The five housebuilders in our UK PIN Fund (a fictional fund consisting of property-related shares listed on the FTSE) returned 12.3% in the second quarter of this year, compared to 11.1% for the Fund overall. Our Fund comfortably outperformed the FTSE 100, which increased by 1.8% in Q2, but the housebuilders performed particularly well, especially Bellway, which returned 20.9%, despite not paying a dividend in the quarter.
While its Q2 results have not been released yet, on 10 June Bellway released a trading update for the period from 1 February to 1 June, reporting ‘robust trading through the spring selling season, with an increase in customer confidence and reservation rates compared to the first half of the financial year’.
This translates into an increase in off-plan purchases of almost 8% compared to June last year, despite the recent end to the stamp duty holiday.

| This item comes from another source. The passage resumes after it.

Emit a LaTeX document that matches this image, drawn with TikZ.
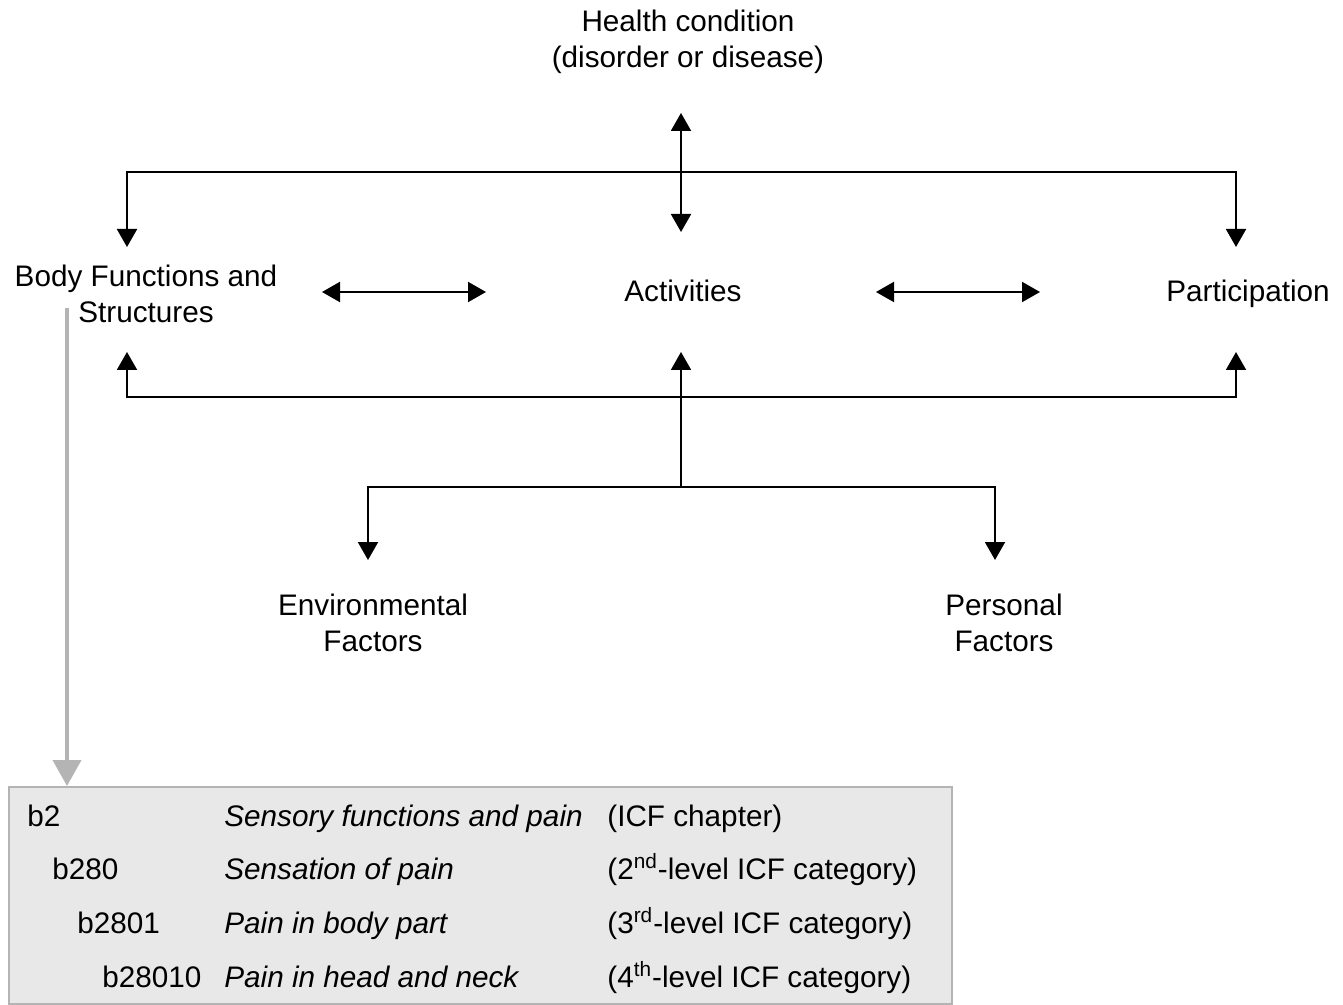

Also, recent weakness in UK land prices, combined with Labour’s promises on delivering more new homes, has led to housebuilders acquiring more land and Bellway has almost doubled the number of land plots that it has contracted to purchase in the past year, up from 3,906 in June 2024 to 6,759 plots in June this year.

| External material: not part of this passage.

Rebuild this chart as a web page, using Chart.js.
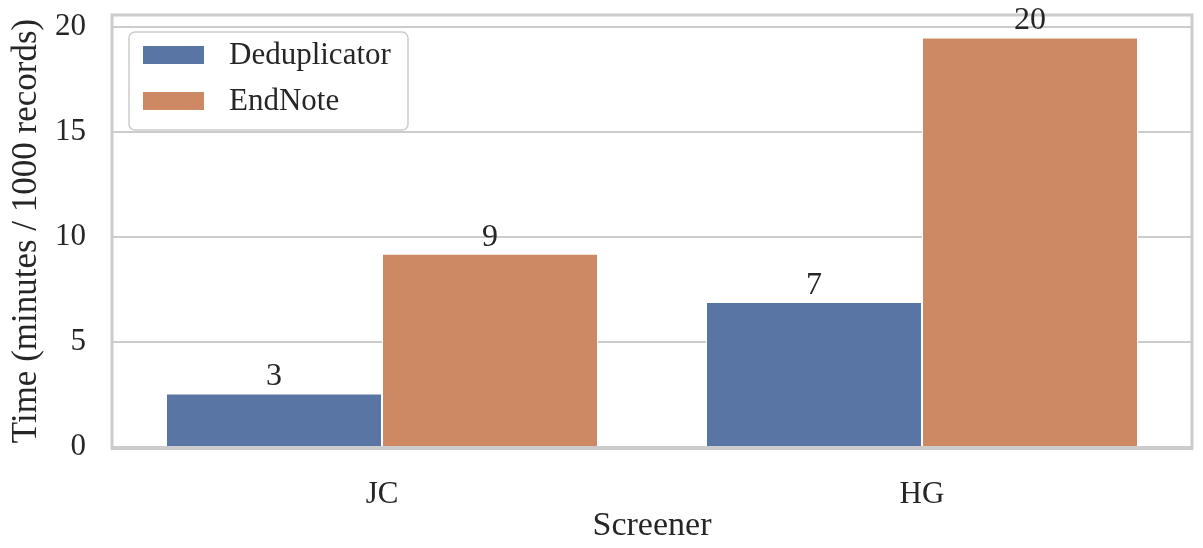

Jason Honeyman, group chief executive at Bellway, commented: “Bellway has delivered a solid trading performance, and we are on track to deliver strong growth in volume output and profits in the full financial year. We have a healthy forward order book and outlet opening programme, which will serve as a platform for further growth in FY26.”
The New Build Boost Scheme
The New Build Boost scheme has been designed to make new build homes more accessible. Its key benefit is an interest-free equity loan that significantly reduces the initial mortgage requirement, making homeownership more achievable with a lower upfront deposit.